## EXERCISE
Quote every line as written. Omit pictures.
[start GIVEN INFORMATION]
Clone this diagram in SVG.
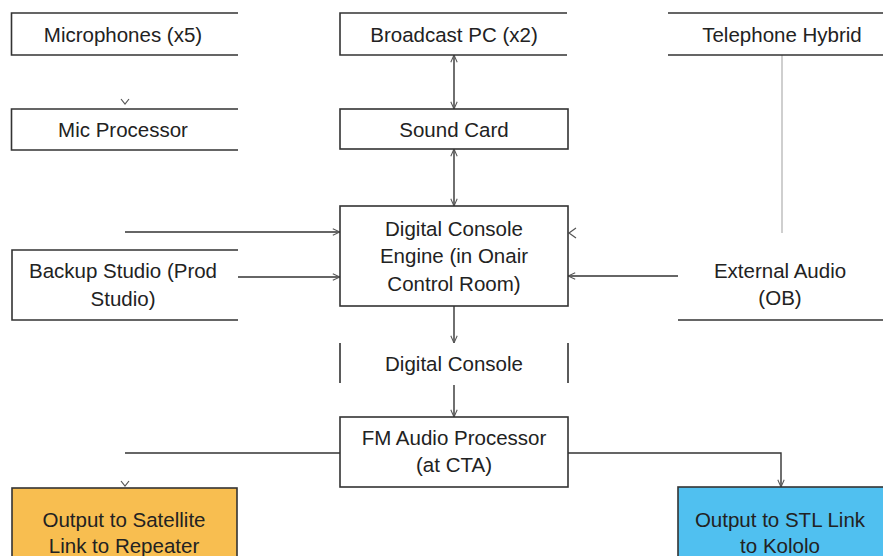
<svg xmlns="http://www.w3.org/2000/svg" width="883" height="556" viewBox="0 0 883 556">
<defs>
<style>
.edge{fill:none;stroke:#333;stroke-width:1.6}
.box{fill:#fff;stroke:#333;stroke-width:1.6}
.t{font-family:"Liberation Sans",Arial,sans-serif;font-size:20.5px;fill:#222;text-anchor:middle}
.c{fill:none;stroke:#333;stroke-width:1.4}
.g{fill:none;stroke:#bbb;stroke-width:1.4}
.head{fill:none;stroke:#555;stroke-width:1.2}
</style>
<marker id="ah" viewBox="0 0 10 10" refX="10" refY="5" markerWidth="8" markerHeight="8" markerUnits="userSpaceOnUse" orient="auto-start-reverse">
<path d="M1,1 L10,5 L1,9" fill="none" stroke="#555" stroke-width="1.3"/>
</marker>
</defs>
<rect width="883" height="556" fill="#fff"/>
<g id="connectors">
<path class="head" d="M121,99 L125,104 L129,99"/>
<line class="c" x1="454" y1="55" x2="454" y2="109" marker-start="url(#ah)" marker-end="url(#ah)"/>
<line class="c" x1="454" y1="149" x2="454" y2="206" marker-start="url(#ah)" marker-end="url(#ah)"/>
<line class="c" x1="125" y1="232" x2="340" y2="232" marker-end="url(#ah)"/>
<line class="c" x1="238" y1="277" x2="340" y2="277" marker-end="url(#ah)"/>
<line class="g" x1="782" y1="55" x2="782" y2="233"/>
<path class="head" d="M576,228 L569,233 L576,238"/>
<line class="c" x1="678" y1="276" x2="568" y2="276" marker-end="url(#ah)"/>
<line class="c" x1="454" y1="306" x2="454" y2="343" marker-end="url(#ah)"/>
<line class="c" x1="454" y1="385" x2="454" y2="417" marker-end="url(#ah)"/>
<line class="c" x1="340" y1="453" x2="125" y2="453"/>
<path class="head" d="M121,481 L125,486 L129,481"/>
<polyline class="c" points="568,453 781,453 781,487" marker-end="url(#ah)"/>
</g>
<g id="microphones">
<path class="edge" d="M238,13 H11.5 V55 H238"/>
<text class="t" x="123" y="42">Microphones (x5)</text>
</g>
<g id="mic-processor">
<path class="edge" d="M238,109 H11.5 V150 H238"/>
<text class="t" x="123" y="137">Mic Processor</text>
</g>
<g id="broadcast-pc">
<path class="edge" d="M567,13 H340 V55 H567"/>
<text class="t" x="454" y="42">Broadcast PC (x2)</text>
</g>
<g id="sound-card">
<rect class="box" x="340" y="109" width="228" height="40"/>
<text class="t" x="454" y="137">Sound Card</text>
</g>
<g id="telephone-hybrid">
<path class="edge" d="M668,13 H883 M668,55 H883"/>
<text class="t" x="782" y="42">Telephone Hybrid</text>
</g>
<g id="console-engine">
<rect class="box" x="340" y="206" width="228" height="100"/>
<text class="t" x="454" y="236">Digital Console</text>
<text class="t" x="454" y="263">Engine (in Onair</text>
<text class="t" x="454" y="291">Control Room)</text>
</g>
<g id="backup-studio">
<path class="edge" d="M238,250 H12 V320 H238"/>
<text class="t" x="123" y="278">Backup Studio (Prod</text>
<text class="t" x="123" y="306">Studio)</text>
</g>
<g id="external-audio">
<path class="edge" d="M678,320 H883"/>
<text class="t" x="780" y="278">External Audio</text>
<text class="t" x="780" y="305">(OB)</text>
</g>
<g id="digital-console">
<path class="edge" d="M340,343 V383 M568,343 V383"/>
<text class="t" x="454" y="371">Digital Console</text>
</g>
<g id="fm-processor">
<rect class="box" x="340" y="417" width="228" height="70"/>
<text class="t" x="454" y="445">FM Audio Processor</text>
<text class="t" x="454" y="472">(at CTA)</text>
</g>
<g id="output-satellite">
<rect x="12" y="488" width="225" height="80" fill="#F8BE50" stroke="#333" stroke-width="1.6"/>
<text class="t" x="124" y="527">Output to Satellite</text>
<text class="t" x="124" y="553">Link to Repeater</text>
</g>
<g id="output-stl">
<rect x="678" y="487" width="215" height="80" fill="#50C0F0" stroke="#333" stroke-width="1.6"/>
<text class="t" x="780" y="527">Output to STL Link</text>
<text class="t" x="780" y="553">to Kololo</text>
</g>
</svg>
[end GIVEN INFORMATION]
## EXERCISE RESULT
Clone this diagram in SVG.
<svg xmlns="http://www.w3.org/2000/svg" width="883" height="556" viewBox="0 0 883 556">
<defs>
<style>
.edge{fill:none;stroke:#333;stroke-width:1.6}
.box{fill:#fff;stroke:#333;stroke-width:1.6}
.t{font-family:"Liberation Sans",Arial,sans-serif;font-size:20.5px;fill:#222;text-anchor:middle}
.c{fill:none;stroke:#333;stroke-width:1.4}
.g{fill:none;stroke:#bbb;stroke-width:1.4}
.head{fill:none;stroke:#555;stroke-width:1.2}
</style>
<marker id="ah" viewBox="0 0 10 10" refX="10" refY="5" markerWidth="8" markerHeight="8" markerUnits="userSpaceOnUse" orient="auto-start-reverse">
<path d="M1,1 L10,5 L1,9" fill="none" stroke="#555" stroke-width="1.3"/>
</marker>
</defs>
<rect width="883" height="556" fill="#fff"/>
<g id="connectors">
<path class="head" d="M121,99 L125,104 L129,99"/>
<line class="c" x1="454" y1="55" x2="454" y2="109" marker-start="url(#ah)" marker-end="url(#ah)"/>
<line class="c" x1="454" y1="149" x2="454" y2="206" marker-start="url(#ah)" marker-end="url(#ah)"/>
<line class="c" x1="125" y1="232" x2="340" y2="232" marker-end="url(#ah)"/>
<line class="c" x1="238" y1="277" x2="340" y2="277" marker-end="url(#ah)"/>
<line class="g" x1="782" y1="55" x2="782" y2="233"/>
<path class="head" d="M576,228 L569,233 L576,238"/>
<line class="c" x1="678" y1="276" x2="568" y2="276" marker-end="url(#ah)"/>
<line class="c" x1="454" y1="306" x2="454" y2="343" marker-end="url(#ah)"/>
<line class="c" x1="454" y1="385" x2="454" y2="417" marker-end="url(#ah)"/>
<line class="c" x1="340" y1="453" x2="125" y2="453"/>
<path class="head" d="M121,481 L125,486 L129,481"/>
<polyline class="c" points="568,453 781,453 781,487" marker-end="url(#ah)"/>
</g>
<g id="microphones">
<path class="edge" d="M238,13 H11.5 V55 H238"/>
<text class="t" x="123" y="42">Microphones (x5)</text>
</g>
<g id="mic-processor">
<path class="edge" d="M238,109 H11.5 V150 H238"/>
<text class="t" x="123" y="137">Mic Processor</text>
</g>
<g id="broadcast-pc">
<path class="edge" d="M567,13 H340 V55 H567"/>
<text class="t" x="454" y="42">Broadcast PC (x2)</text>
</g>
<g id="sound-card">
<rect class="box" x="340" y="109" width="228" height="40"/>
<text class="t" x="454" y="137">Sound Card</text>
</g>
<g id="telephone-hybrid">
<path class="edge" d="M668,13 H883 M668,55 H883"/>
<text class="t" x="782" y="42">Telephone Hybrid</text>
</g>
<g id="console-engine">
<rect class="box" x="340" y="206" width="228" height="100"/>
<text class="t" x="454" y="236">Digital Console</text>
<text class="t" x="454" y="263">Engine (in Onair</text>
<text class="t" x="454" y="291">Control Room)</text>
</g>
<g id="backup-studio">
<path class="edge" d="M238,250 H12 V320 H238"/>
<text class="t" x="123" y="278">Backup Studio (Prod</text>
<text class="t" x="123" y="306">Studio)</text>
</g>
<g id="external-audio">
<path class="edge" d="M678,320 H883"/>
<text class="t" x="780" y="278">External Audio</text>
<text class="t" x="780" y="305">(OB)</text>
</g>
<g id="digital-console">
<path class="edge" d="M340,343 V383 M568,343 V383"/>
<text class="t" x="454" y="371">Digital Console</text>
</g>
<g id="fm-processor">
<rect class="box" x="340" y="417" width="228" height="70"/>
<text class="t" x="454" y="445">FM Audio Processor</text>
<text class="t" x="454" y="472">(at CTA)</text>
</g>
<g id="output-satellite">
<rect x="12" y="488" width="225" height="80" fill="#F8BE50" stroke="#333" stroke-width="1.6"/>
<text class="t" x="124" y="527">Output to Satellite</text>
<text class="t" x="124" y="553">Link to Repeater</text>
</g>
<g id="output-stl">
<rect x="678" y="487" width="215" height="80" fill="#50C0F0" stroke="#333" stroke-width="1.6"/>
<text class="t" x="780" y="527">Output to STL Link</text>
<text class="t" x="780" y="553">to Kololo</text>
</g>
</svg>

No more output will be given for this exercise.